L’approccio è carico di descrizioni, che tendono a colmare il racconto con una disposizione barocca di termini, figure e rimandi, sebbene lo stile rimanga semplice e pulito. Si avverte quindi una sensazione di pienezza, che corrisponde metaforicamente all’angoscia e poi all’equilibrio interiore finale di Aristeo, nel compromesso a cui arriva, non senza gustare un sapore acre.

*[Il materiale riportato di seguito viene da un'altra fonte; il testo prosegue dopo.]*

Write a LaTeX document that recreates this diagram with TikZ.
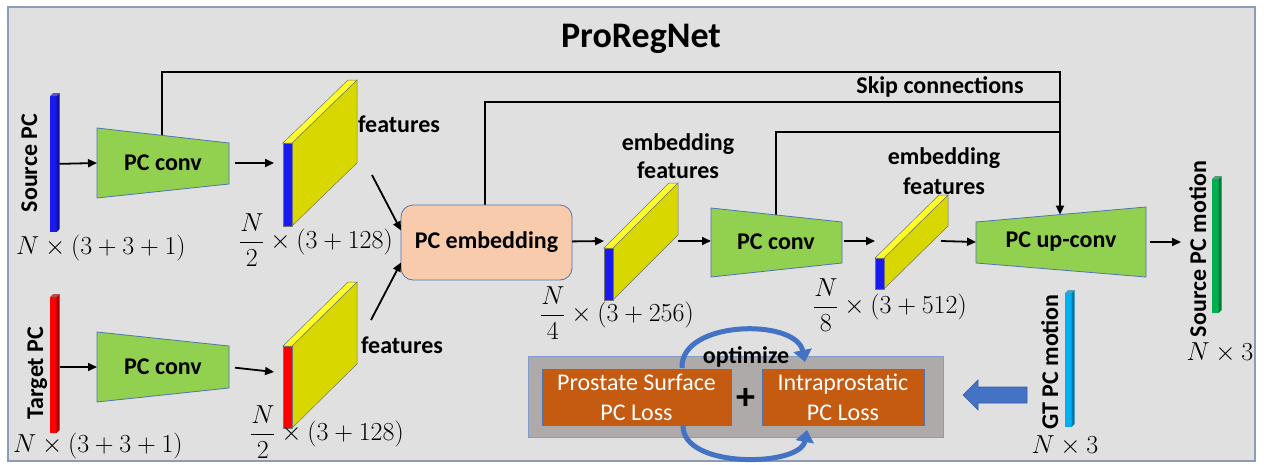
\RequirePackage{fix-cm}
\documentclass[tikz,border=0pt]{standalone}
\usepackage{fontspec}
\setmainfont{Carlito}
\usetikzlibrary{arrows.meta,calc}

\definecolor{framefill}{HTML}{E0E0E0}
\definecolor{frameedge}{HTML}{8A9CB8}
\definecolor{convgreen}{HTML}{92D050}
\definecolor{edgeblue}{HTML}{4F74B0}
\definecolor{peach}{HTML}{F8CBAD}
\definecolor{slabside}{HTML}{D8D800}
\definecolor{slabtop}{HTML}{FFFF2A}
\definecolor{barblue}{HTML}{1A1AF0}
\definecolor{barbluedark}{HTML}{10109A}
\definecolor{barred}{HTML}{FF0000}
\definecolor{barreddark}{HTML}{A00000}
\definecolor{bargreen}{HTML}{00B050}
\definecolor{bargreendark}{HTML}{007A38}
\definecolor{barcyan}{HTML}{00B0F0}
\definecolor{barcyandark}{HTML}{0078A8}
\definecolor{lossgray}{HTML}{ADAAA9}
\definecolor{lossedge}{HTML}{7F9CCB}
\definecolor{lossorange}{HTML}{C55A11}
\definecolor{optblue}{HTML}{4472C4}

% feature slab: #1 x, #2 top y, #3 thickness, #4 height, #5 dx, #6 dy, #7 front colour
\newcommand{\featureslab}[7]{%
  \filldraw[fill=slabside, draw=black!55, line width=0.5pt]
    (#1+#3,#2) -- (#1+#3+#5,#2+#6) -- (#1+#3+#5,#2+#6+#4) -- (#1+#3,#2+#4) -- cycle;
  \filldraw[fill=slabtop, draw=black!55, line width=0.5pt]
    (#1,#2) -- (#1+#3,#2) -- (#1+#3+#5,#2+#6) -- (#1+#5,#2+#6) -- cycle;
  \filldraw[fill=#7, draw=black!55, line width=0.5pt]
    (#1,#2) rectangle (#1+#3,#2+#4);
}

% point-cloud bar: #1 name, #2 x, #3 top y, #4 height, #5 front colour, #6 side colour
\newcommand{\pcbar}[6]{%
  \node[fill=#5, minimum width=6.5pt, minimum height=#4pt, anchor=north west] (#1) at (#2,#3) {};
  \fill[#6] (#1.north east) -- ++(3,-3) -- ++(0,#4) -- (#1.south east) -- cycle;
  \fill[#6!70!white] (#1.north west) -- ++(3,-3) -- ++(6.5,0) -- (#1.north east) -- cycle;
}

\begin{document}
\begin{tikzpicture}[x=1pt,y=-1pt,
  every node/.style={inner sep=0pt, outer sep=0pt},
  lbl/.style={font=\bfseries\fontsize{24}{28}\selectfont},
  mathlbl/.style={font=\fontsize{26}{30}\selectfont},
  conn/.style={draw=black, line width=1.8pt},
  arr/.style={conn, -{Triangle[length=9pt,width=8pt]}},
  convshape/.style={fill=convgreen, draw=edgeblue, line width=0.8pt},
  lossbox/.style={fill=lossorange, draw=edgeblue, line width=0.8pt, text=white,
    align=center, font=\fontsize{24}{30}\selectfont},
  optarrow/.style={draw=optblue, line width=5pt, -{Triangle[length=12pt,width=18pt]}}]

\useasboundingbox (0,0) rectangle (1264,464);
\fill[white] (0,0) rectangle (1264,464);
\draw[fill=framefill, draw=frameedge, line width=1.3pt] (8,7) rectangle (1255,461);

\node[font=\bfseries\fontsize{36}{40}\selectfont, anchor=base] (title) at (641,47) {ProRegNet};

% ---------- anchor points of the drawn shapes ----------
\coordinate (conv1in)  at (97,163);
\coordinate (conv1out) at (229,163);
\coordinate (conv1top) at (162,135);
\coordinate (conv2in)  at (97,367);
\coordinate (conv2out) at (229,367);
\coordinate (f1in)  at (283,163);
\coordinate (f2in)  at (283,373);
\coordinate (f1out) at (372,175);
\coordinate (f2out) at (371,320);
\coordinate (f3in)  at (604,241);
\coordinate (f3out) at (678,241);
\coordinate (conv3in)  at (711,241);
\coordinate (conv3out) at (842,241);
\coordinate (conv3top) at (776,215);
\coordinate (f4in)  at (875,241);
\coordinate (f4out) at (941,241);
\coordinate (upin)  at (976,242);
\coordinate (upout) at (1146,242);
\coordinate (uptop) at (1060,214.6);
\coordinate (motionin) at (1181,242);
\coordinate (j1) at (1060,72);
\coordinate (j2) at (1060,102);
\coordinate (j3) at (1060,132);

% ---------- skip connections ----------
\draw[conn] (conv3top) |- (j3);
\draw[arr] (conv1top) |- (j1) -- (uptop);
\node[lbl] (skiplbl) at (940,87) {Skip connections};

% ---------- inputs ----------
\pcbar{src}{50}{96}{136}{barblue}{barbluedark}
\pcbar{tgt}{50}{297}{136}{barred}{barreddark}
\node[lbl, rotate=90, anchor=base] (srclbl) at (37,163) {Source PC};
\node[lbl, rotate=90, anchor=base] (tgtlbl) at (43,373) {Target PC};
\node[mathlbl] (srcdim) at (101,248) {$N\times(3+3+1)$};
\node[mathlbl] (tgtdim) at (98,446) {$N\times(3+3+1)$};

% ---------- encoders ----------
\draw[convshape] (97,128) -- (229,143) -- (229,184) -- (97,198) -- cycle;
\node[lbl] (conv1) at (163,163) {PC conv};
\draw[convshape] (97,332) -- (229,346) -- (229,388) -- (97,402) -- cycle;
\node[lbl] (conv2) at (163,367) {PC conv};

\draw[arr, shorten <=3pt] (src) -- (conv1in);
\draw[arr, shorten <=3pt] (tgt.east |- conv2in) -- (conv2in);
\draw[arr, shorten <=6pt, shorten >=9pt] (conv1out) -- (f1in);
\draw[arr, shorten <=6pt, shorten >=9pt] (conv2out) -- (f2in);

% ---------- encoder features ----------
\featureslab{283}{143}{9}{83}{65}{-63}{barblue}
\featureslab{283}{346}{9}{82}{65}{-64}{barred}
\node[lbl, anchor=west] (feat1) at (358,124) {features};
\node[lbl, anchor=west] (feat2) at (361,345) {features};
\node[mathlbl] (f1dim) at (316,240) {$\displaystyle\frac{N}{2}\times(3+128)$};
\node[mathlbl] (f2dim) at (327,432) {$\displaystyle\frac{N}{2}\times(3+128)$};

% ---------- embedding ----------
\draw[conn] (485,205) coordinate (embtop) |- (j2);
\node[fill=peach, draw=edgeblue, line width=0.8pt, rounded corners=12pt,
  minimum width=171pt, minimum height=75pt, lbl] (emb) at (486.5,242.5) {PC embedding};
\draw[arr] (f1out) -- ([yshift=12pt]emb.west);
\draw[arr] (f2out) -- ([yshift=-20pt]emb.west);
\draw[arr] (emb) -- (f3in);

\featureslab{604}{248}{9}{52}{65}{-65}{barblue}
\node[lbl, align=center, font=\bfseries\fontsize{24}{28}\selectfont] (emb1lbl) at (678,156) {embedding\\features};
\node[mathlbl] (f3dim) at (617,313) {$\displaystyle\frac{N}{4}\times(3+256)$};
\draw[arr] (f3out) -- (conv3in);

% ---------- second conv ----------
\draw[convshape] (711,208) -- (842,222) -- (842,263) -- (711,277) -- cycle;
\node[lbl] (conv3) at (776,242) {PC conv};
\draw[arr, shorten <=2pt] (conv3out) -- (f4in);

\featureslab{875}{258}{9}{31}{64}{-63}{barblue}
\node[lbl, align=center, font=\bfseries\fontsize{24}{30}\selectfont] (emb2lbl) at (944,171) {embedding\\features};
\node[mathlbl] (f4dim) at (890,305) {$\displaystyle\frac{N}{8}\times(3+512)$};
\draw[arr] (f4out) -- (upin);

% ---------- decoder ----------
\draw[convshape] (976,222) -- (1146,207) -- (1146,277) -- (976,263) -- cycle;
\node[lbl] (upconv) at (1061,242) {PC up-conv};
\draw[arr, shorten <=4pt] (upout) -- (motionin);

\pcbar{motion}{1212}{179}{134}{bargreen}{bargreendark}
\node[lbl, rotate=90, anchor=base] (motionlbl) at (1206,249) {Source PC motion};
\node[mathlbl] (motiondim) at (1220,353) {$N\times 3$};

\pcbar{gt}{1065}{293}{134}{barcyan}{barcyandark}
\node[lbl, rotate=90, anchor=base] (gtlbl) at (1058,362) {GT PC motion};
\node[mathlbl] (gtdim) at (1065,446) {$N\times 3$};

% ---------- loss ----------
\node[fill=lossgray, draw=lossedge, line width=1pt, minimum width=415pt, minimum height=81pt] (lossbg) at (735.5,396.5) {};
\node[lossbox, minimum width=189pt, minimum height=56pt] (loss1) at (636.5,397) {Prostate Surface\\PC Loss};
\node[lossbox, minimum width=162pt, minimum height=56pt] (loss2) at (843,397) {Intraprostatic\\PC Loss};
\node[font=\bfseries\fontsize{38}{40}\selectfont] (plus) at (746,399) {+};

\coordinate (optA) at (682,368);
\coordinate (optB) at (805,362);
\coordinate (optC) at (683,426);
\coordinate (optD) at (807,430);
\draw[optarrow] (optA) .. controls (680,320) and (796,318) .. (optB);
\draw[optarrow] (optC) .. controls (683,469) and (800,467) .. (optD);
\node[lbl] (optlbl) at (746,357) {optimize};

% block arrow from the ground truth towards the loss
\filldraw[fill=optblue, draw=optblue!80!black, line width=0.6pt]
  (963,395) -- (978,380) -- (978,387) -- (1027,387) -- (1027,403) -- (978,403) -- (978,410) -- cycle;
\end{tikzpicture}
\end{document}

La separazione, l’impotenza e la volontà di prevaricare entrambe sono nitide e definite. Tendono e ledono persino il dialogo della coppia, stabilendo la lontananza e il disperato bisogno di appartenersi; la paura è dunque un fantoccio da scacciare e distruggere. La caratterizzazione esplora e abbozza le ambiguità di entrambi; se Ares è volitivo, spesso rude e infuocato, tali sfumature riflettono pure i limiti – che persino un dio ha nei confronti delle Parche. Dal tono aggressivo nasce e sgorga la sua insicurezza di non potere nulla; e l’addio è il preludio di un nuovo, predatorio, tentativo di ricongiungimento. Aristeo, che è ponte di mediazione e ristoro per la divinità, sa a sua volta infrangere l’immobilità, l’eterea essenza della sua figura e rendersi, involontariamente, motivo di dissidio interiore per se stesso e il partner.
La parte finale si appiattisce in un cliché; nonostante conservi una propria personalità, grazie alla scelta del lessico per ritrarre l’efebo, appare meno incisiva e sensibile del resto.